Now is not your time to ask for ‘due process and proof’, now is not your time to tell us to be cautious, we have been cautious all our lives. Many women did try to follow ‘due process’ when assaulted and no one heard them, no one took action. And what proof, do you ask? Do the survivors have to show marks made 10 years ago? Assault tapes? Eye witnesses? How many women have to be believed to take down one man?
Every social structure has a different framework of understanding and analysis, a different method of data collection. The detailed stories, the corroborative accounts, the whisper networks – this is proof and evidence but unfortunately even sexual assault has to be validated through the male gaze. Now is not your time to question the nature of our evidence by your narrow definitions.
If people are listening now it is because of the very public backlash and community response that you fear. The different manifestations of patriarchy have met with different strategies by women through history. The 1st Wave established the demand for universal suffrage, the 2nd and 3rd established the demands for equal pay, reproductive rights, right to express one’s sexuality and a call to intersectionality and solidarity across different races, castes, class and ethnicities. The 4th wave of feminism is demanding the right to not be subjected to sexual overtures without consent. Thanks to social media, Name and Shame is a new tool, a new negotiation strategy and a new protective measure for women to survive. Now is not the time to dilute our demands.
Name and Shame is used to publicly shame those who have gotten away with it in private. Yes, there can be misuse of this strategy like with literally EVERYTHING else in the world, even cotton candy, but now is not your time to focus on the marginal misuse of the movement and ignore the systemic misogyny of society. Now is the not the time to question these courageous women and their stories. No one is doing this for personal glory or money or attention, the stakes are too high, the backlash of societal judgement, and personal safety too powerful and there are no rewards. Only a sense of healing and solidarity for the survivors.
The stories of the survivors are horrifying, their burden to carry on quietly is amazing.yThe movement is a catharsis and a catharsis is not clean.
Now is not your time time to tell us how far we’ve come, how much progress women have made and how change takes time. Do not tell me to tone down my anger, modulate my voice and to be patient. You be patient now. The onus cannot always be on women to prove they have been assaulted, it’s high time you prove that you have not. You had centuries to fix this, you did not, Now. Is Not. Your. Time.
Your critique does not help in anyway other than to detract from the movement and dismiss the new negotiation strategies and survival tactics of the 4th Wave of Feminism in India. I expect better from you, I expect better from men, else get out of the way and let women clean up this sickening mess.
Now is your time to listen, to support, to believe not just the survivors but other women telling you that we’ve got this. We got the loopholes, we got the bugs and we are fixing it every day. Look at Sandhya Menon curating posts that collaborate accusations against predators, look at Faye D’souza culling out fake #MeToo accounts on air every night, look at Trisha Shetty offering legal advice to assaulted women, look at the thousands of women re-living their trauma by sharing their explicit stories to highlight the pattern of behaviour a predator follows and give credibility to their voices.
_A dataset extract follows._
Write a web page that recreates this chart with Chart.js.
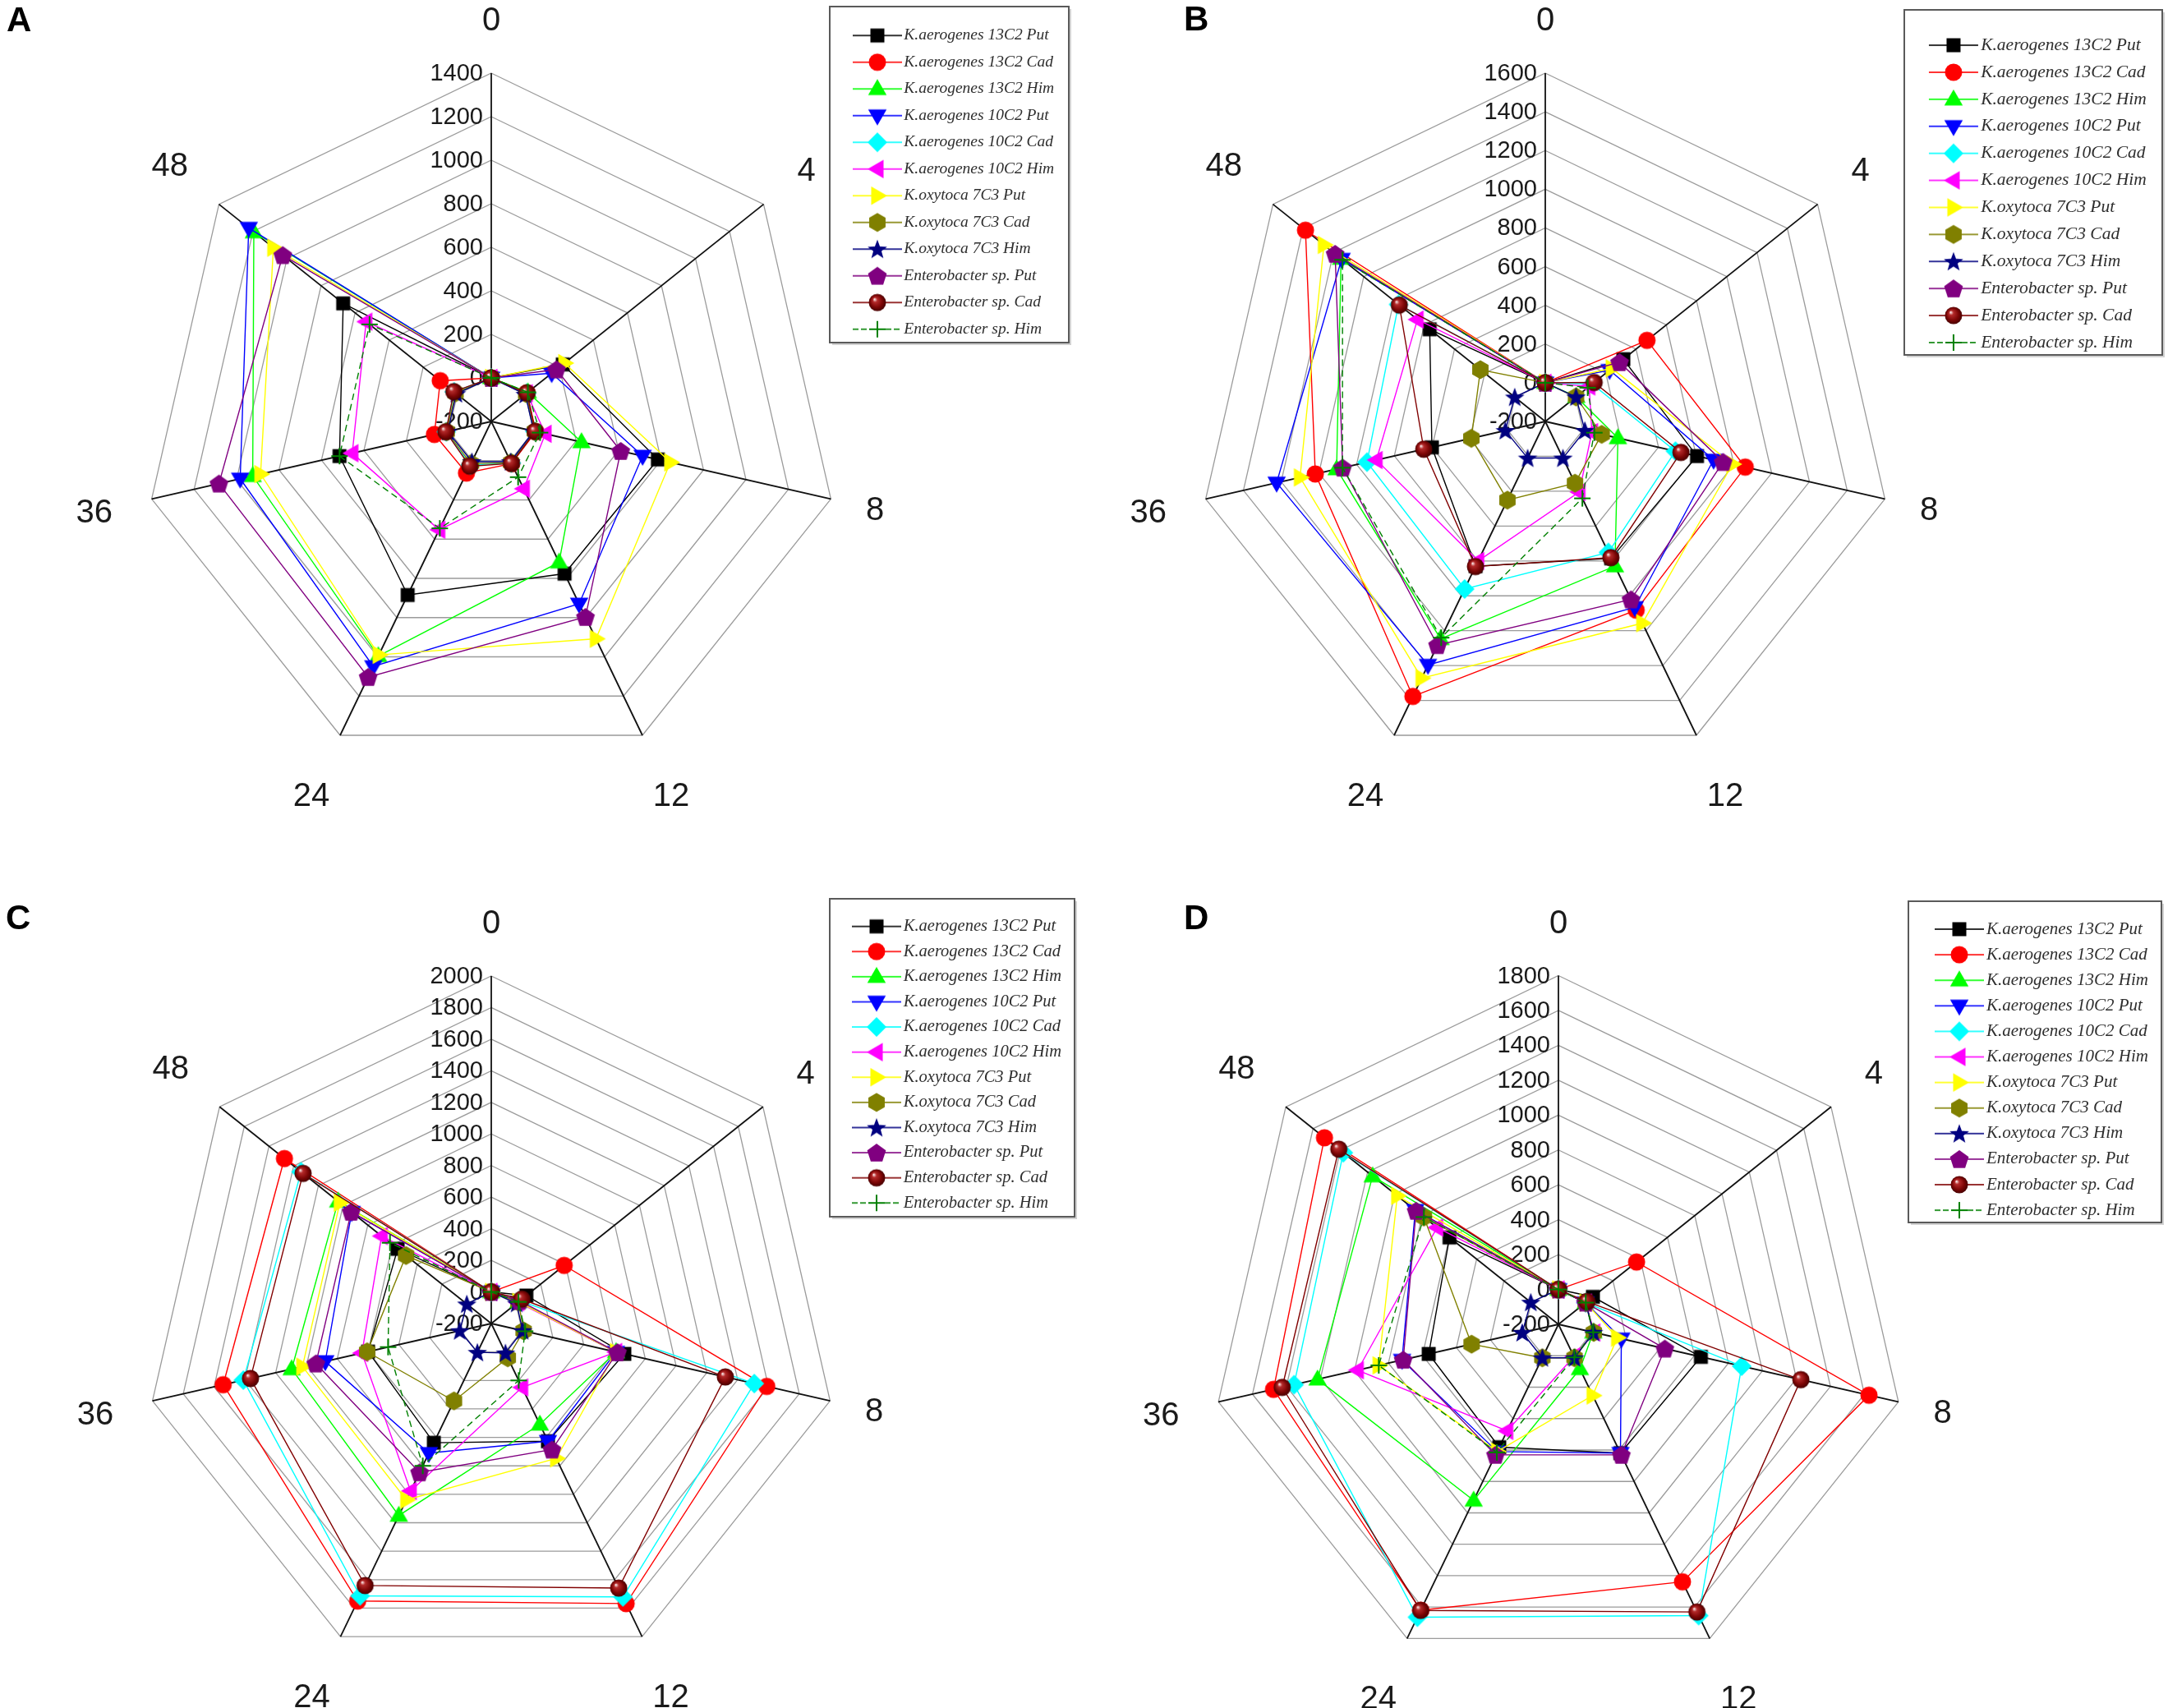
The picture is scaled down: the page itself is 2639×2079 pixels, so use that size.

Now is not your time to question the legitimacy of our methods. You had your chance and you blew it, repeatedly, so don’t expect us to fix in a day what you have broken over the years. As Jesse Williams said in his #BlackLivesMatter speech – ‘So what’s gonna happen is we are going to have equal rights and justice in our country or we will restructure their function and ours.’
So dear men, take a back seat, respectfully listen and let us fix this.